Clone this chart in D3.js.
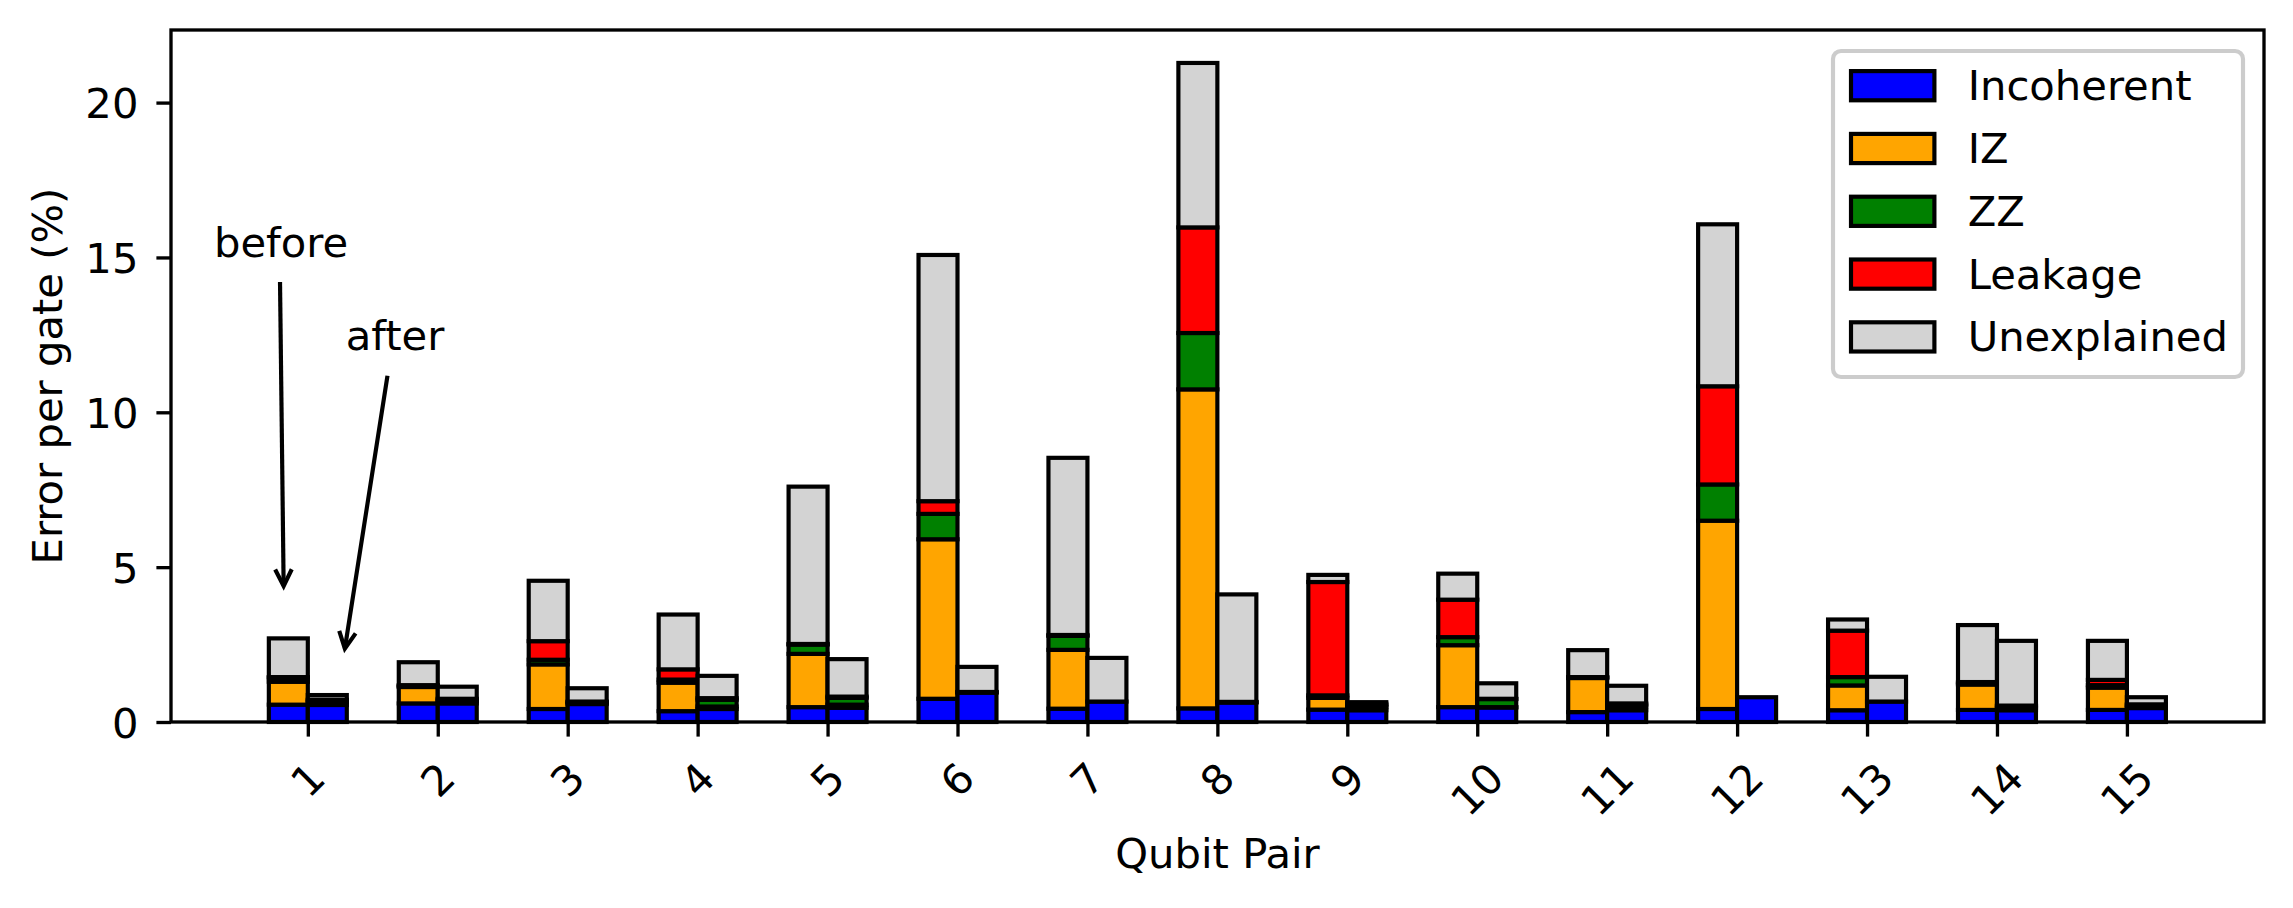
<!DOCTYPE html>
<html>
<head>
<meta charset="utf-8">
<script src="https://cdn.jsdelivr.net/npm/d3@7"></script>
<style>
  body { margin: 0; background: #fff; }
  svg text { font-family: 'DejaVu Sans', sans-serif; fill: #000; }
</style>
</head>
<body>
<svg id="chart"></svg>
<script>
/* qubit pairs (x-axis categories) */
const pairs = [1, 2, 3, 4, 5, 6, 7, 8, 9, 10, 11, 12, 13, 14, 15]

/* error components, stacked bottom to top */
const components = ['Incoherent', 'IZ', 'ZZ', 'Leakage', 'Unexplained']

/* error per gate (%) before the fix */
const incoherentBefore = [0.56, 0.60, 0.42, 0.35, 0.48, 0.75, 0.43, 0.44, 0.40, 0.48, 0.32, 0.42, 0.38, 0.39, 0.39]
const izBefore = [0.74, 0.53, 1.44, 0.92, 1.72, 5.15, 1.90, 10.30, 0.38, 2.00, 1.10, 6.08, 0.80, 0.82, 0.72]
const zzBefore = [0.13, 0.03, 0.15, 0.10, 0.30, 0.82, 0.45, 1.82, 0.08, 0.26, 0.02, 1.17, 0.27, 0.04, 0.08]
const leakageBefore = [0.02, 0.03, 0.60, 0.33, 0.02, 0.41, 0.03, 3.41, 3.66, 1.21, 0.01, 3.17, 1.50, 0.04, 0.17]
const unexplainedBefore = [1.25, 0.74, 1.95, 1.77, 5.08, 7.95, 5.72, 5.31, 0.23, 0.84, 0.87, 5.23, 0.36, 1.84, 1.26]

/* error per gate (%) after the fix */
const incoherentAfter = [0.55, 0.60, 0.58, 0.42, 0.46, 0.95, 0.66, 0.63, 0.38, 0.47, 0.38, 0.80, 0.66, 0.38, 0.45]
const izAfter = [0.10, 0.08, 0.04, 0.08, 0.10, 0.01, 0.00, 0.01, 0.10, 0.01, 0.12, 0.00, 0.00, 0.08, 0.05]
const zzAfter = [0.04, 0.04, 0.02, 0.22, 0.22, 0.01, 0.00, 0.01, 0.06, 0.26, 0.06, 0.00, 0.00, 0.05, 0.05]
const leakageAfter = [0.03, 0.03, 0.02, 0.05, 0.04, 0.00, 0.00, 0.00, 0.05, 0.01, 0.04, 0.00, 0.00, 0.02, 0.02]
const unexplainedAfter = [0.15, 0.39, 0.43, 0.72, 1.21, 0.81, 1.41, 3.47, 0.05, 0.50, 0.57, 0.00, 0.80, 2.09, 0.23]

/* y-axis ticks */
const yTicks = [0, 5, 10, 15, 20]

/* annotations: text anchor, arrow tail and arrow tip in data units */
const annotations = [
  { label: 'before', text: [0.278, 15], tail: [0.786, 14.21], tip: [0.814, 4.39] },
  { label: 'after', text: [1.292, 12], tail: [1.613, 11.18], tip: [1.285, 2.37] }
]

/* colours for each component */
const palette = ['#0000ff', '#ffa500', '#008000', '#ff0000', '#d3d3d3']

/* figure size and plot margins */
const W = 2293
const H = 908
const margin = { top: 30, right: 29, bottom: 186, left: 171 }
const plotW = W - margin.left - margin.right
const plotH = H - margin.top - margin.bottom
const fontSize = 41.7
const barWidth = 0.3

const svg = d3.select('#chart').attr('width', W).attr('height', H)

/* build row objects and stack them */
function makeRows(cols) {
  return pairs.map((p, i) => {
    const row = { pair: p }
    components.forEach((c, j) => (row[c] = cols[j][i]))
    return row
  })
}
const beforeRows = makeRows([incoherentBefore, izBefore, zzBefore, leakageBefore, unexplainedBefore])
const afterRows = makeRows([incoherentAfter, izAfter, zzAfter, leakageAfter, unexplainedAfter])

const stack = d3.stack().keys(components)
const groups = [
  { key: 'before', offset: -barWidth, series: stack(beforeRows) },
  { key: 'after', offset: 0, series: stack(afterRows) }
]

/* scales: matplotlib-like margins on x, 5% headroom on y */
const maxTotal = d3.max(groups, (g) => d3.max(g.series[g.series.length - 1], (d) => d[1]))
const xScale = d3
  .scaleLinear()
  .domain([-0.053, 16.055])
  .range([margin.left, margin.left + plotW])
const yScale = d3
  .scaleLinear()
  .domain([0, maxTotal * 1.05])
  .range([margin.top + plotH, margin.top])

/* draw bars */
groups.forEach((g) => {
  const gg = svg.append('g').attr('class', 'bars-' + g.key)
  g.series.forEach((s, j) => {
    gg.selectAll(null)
      .data(s)
      .join('rect')
      .attr('x', (d) => xScale(d.data.pair + g.offset))
      .attr('width', xScale(barWidth) - xScale(0))
      .attr('y', (d) => yScale(d[1]))
      .attr('height', (d) => yScale(d[0]) - yScale(d[1]))
      .attr('fill', palette[j])
      .attr('stroke', '#000')
      .attr('stroke-width', 4.17)
  })
})

/* y-axis */
const yAxis = svg
  .append('g')
  .attr('transform', `translate(${margin.left},0)`)
  .call(d3.axisLeft(yScale).tickValues(yTicks).tickSize(14.6).tickPadding(18))
yAxis.select('.domain').remove()
yAxis.selectAll('line').attr('stroke-width', 3.33)
yAxis.selectAll('text').style('font-size', fontSize + 'px').attr('dy', '0.36em')

/* x-axis with rotated labels */
const xAxis = svg
  .append('g')
  .attr('transform', `translate(0,${margin.top + plotH})`)
  .call(d3.axisBottom(xScale).tickValues(pairs).tickSize(14.6).tickFormat(''))
xAxis.select('.domain').remove()
xAxis.selectAll('line').attr('stroke-width', 3.33)

const xLabels = svg.append('g').attr('class', 'x-labels')
pairs.forEach((p) => {
  const t = xLabels
    .append('text')
    .text(p)
    .style('font-size', fontSize + 'px')
    .attr('text-anchor', 'middle')
    .attr('dominant-baseline', 'central')
  const w = t.node().getComputedTextLength()
  const yc = 755 + ((w + 44) * Math.SQRT1_2) / 2
  t.attr('transform', `translate(${xScale(p)},${yc}) rotate(-45)`)
})

/* plot frame */
svg
  .append('rect')
  .attr('x', margin.left)
  .attr('y', margin.top)
  .attr('width', plotW)
  .attr('height', plotH)
  .attr('fill', 'none')
  .attr('stroke', '#000')
  .attr('stroke-width', 3.33)

/* axis labels */
svg
  .append('text')
  .attr('x', margin.left + plotW / 2)
  .attr('y', 868)
  .attr('text-anchor', 'middle')
  .style('font-size', fontSize + 'px')
  .text('Qubit Pair')

svg
  .append('text')
  .attr('transform', `translate(61.7,${margin.top + plotH / 2}) rotate(-90)`)
  .attr('text-anchor', 'middle')
  .style('font-size', fontSize + 'px')
  .text('Error per gate (%)')

/* annotations with open arrow heads */
annotations.forEach((a) => {
  svg
    .append('text')
    .attr('x', xScale(a.text[0]))
    .attr('y', yScale(a.text[1]))
    .style('font-size', fontSize + 'px')
    .text(a.label)

  const x0 = xScale(a.tail[0])
  const y0 = yScale(a.tail[1])
  const x1 = xScale(a.tip[0])
  const y1 = yScale(a.tip[1])
  const len = Math.hypot(x1 - x0, y1 - y0)
  const ux = (x1 - x0) / len
  const uy = (y1 - y0) / len
  const hl = 16.7
  const hw = 8.3
  svg
    .append('path')
    .attr('d', `M${x0},${y0}L${x1},${y1}`)
    .attr('stroke', '#000')
    .attr('stroke-width', 4.17)
    .attr('fill', 'none')
  svg
    .append('path')
    .attr(
      'd',
      `M${x1 - ux * hl - uy * hw},${y1 - uy * hl + ux * hw}L${x1},${y1}L${x1 - ux * hl + uy * hw},${y1 - uy * hl - ux * hw}`
    )
    .attr('stroke', '#000')
    .attr('stroke-width', 4.17)
    .attr('stroke-linejoin', 'miter')
    .attr('fill', 'none')
})

/* legend */
const legend = svg.append('g').attr('class', 'legend')
legend
  .append('rect')
  .attr('x', 1833)
  .attr('y', 51)
  .attr('width', 410)
  .attr('height', 326)
  .attr('rx', 8)
  .attr('fill', '#fff')
  .attr('fill-opacity', 0.8)
  .attr('stroke', '#cccccc')
  .attr('stroke-width', 4.17)

components.forEach((c, i) => {
  const cy = 85.7 + i * 62.8
  legend
    .append('rect')
    .attr('x', 1851)
    .attr('y', cy - 14.6)
    .attr('width', 83.4)
    .attr('height', 29.2)
    .attr('fill', palette[i])
    .attr('stroke', '#000')
    .attr('stroke-width', 4.17)
  legend
    .append('text')
    .attr('x', 1967.7)
    .attr('y', cy)
    .attr('dominant-baseline', 'central')
    .style('font-size', fontSize + 'px')
    .text(c)
})
</script>
</body>
</html>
────────────────────────────────────────
● **Prompt**: Starting at the top of the listing above, please restate word for word each line up to and including the one that holds "['#0000ff', '#ffa500', '#008000', '#ff0000', '#d3d3d3']", omitting every image.

● **Exercise response**:
Clone this chart in D3.js.
<!DOCTYPE html>
<html>
<head>
<meta charset="utf-8">
<script src="https://cdn.jsdelivr.net/npm/d3@7"></script>
<style>
  body { margin: 0; background: #fff; }
  svg text { font-family: 'DejaVu Sans', sans-serif; fill: #000; }
</style>
</head>
<body>
<svg id="chart"></svg>
<script>
/* qubit pairs (x-axis categories) */
const pairs = [1, 2, 3, 4, 5, 6, 7, 8, 9, 10, 11, 12, 13, 14, 15]

/* error components, stacked bottom to top */
const components = ['Incoherent', 'IZ', 'ZZ', 'Leakage', 'Unexplained']

/* error per gate (%) before the fix */
const incoherentBefore = [0.56, 0.60, 0.42, 0.35, 0.48, 0.75, 0.43, 0.44, 0.40, 0.48, 0.32, 0.42, 0.38, 0.39, 0.39]
const izBefore = [0.74, 0.53, 1.44, 0.92, 1.72, 5.15, 1.90, 10.30, 0.38, 2.00, 1.10, 6.08, 0.80, 0.82, 0.72]
const zzBefore = [0.13, 0.03, 0.15, 0.10, 0.30, 0.82, 0.45, 1.82, 0.08, 0.26, 0.02, 1.17, 0.27, 0.04, 0.08]
const leakageBefore = [0.02, 0.03, 0.60, 0.33, 0.02, 0.41, 0.03, 3.41, 3.66, 1.21, 0.01, 3.17, 1.50, 0.04, 0.17]
const unexplainedBefore = [1.25, 0.74, 1.95, 1.77, 5.08, 7.95, 5.72, 5.31, 0.23, 0.84, 0.87, 5.23, 0.36, 1.84, 1.26]

/* error per gate (%) after the fix */
const incoherentAfter = [0.55, 0.60, 0.58, 0.42, 0.46, 0.95, 0.66, 0.63, 0.38, 0.47, 0.38, 0.80, 0.66, 0.38, 0.45]
const izAfter = [0.10, 0.08, 0.04, 0.08, 0.10, 0.01, 0.00, 0.01, 0.10, 0.01, 0.12, 0.00, 0.00, 0.08, 0.05]
const zzAfter = [0.04, 0.04, 0.02, 0.22, 0.22, 0.01, 0.00, 0.01, 0.06, 0.26, 0.06, 0.00, 0.00, 0.05, 0.05]
const leakageAfter = [0.03, 0.03, 0.02, 0.05, 0.04, 0.00, 0.00, 0.00, 0.05, 0.01, 0.04, 0.00, 0.00, 0.02, 0.02]
const unexplainedAfter = [0.15, 0.39, 0.43, 0.72, 1.21, 0.81, 1.41, 3.47, 0.05, 0.50, 0.57, 0.00, 0.80, 2.09, 0.23]

/* y-axis ticks */
const yTicks = [0, 5, 10, 15, 20]

/* annotations: text anchor, arrow tail and arrow tip in data units */
const annotations = [
  { label: 'before', text: [0.278, 15], tail: [0.786, 14.21], tip: [0.814, 4.39] },
  { label: 'after', text: [1.292, 12], tail: [1.613, 11.18], tip: [1.285, 2.37] }
]

/* colours for each component */
const palette = ['#0000ff', '#ffa500', '#008000', '#ff0000', '#d3d3d3']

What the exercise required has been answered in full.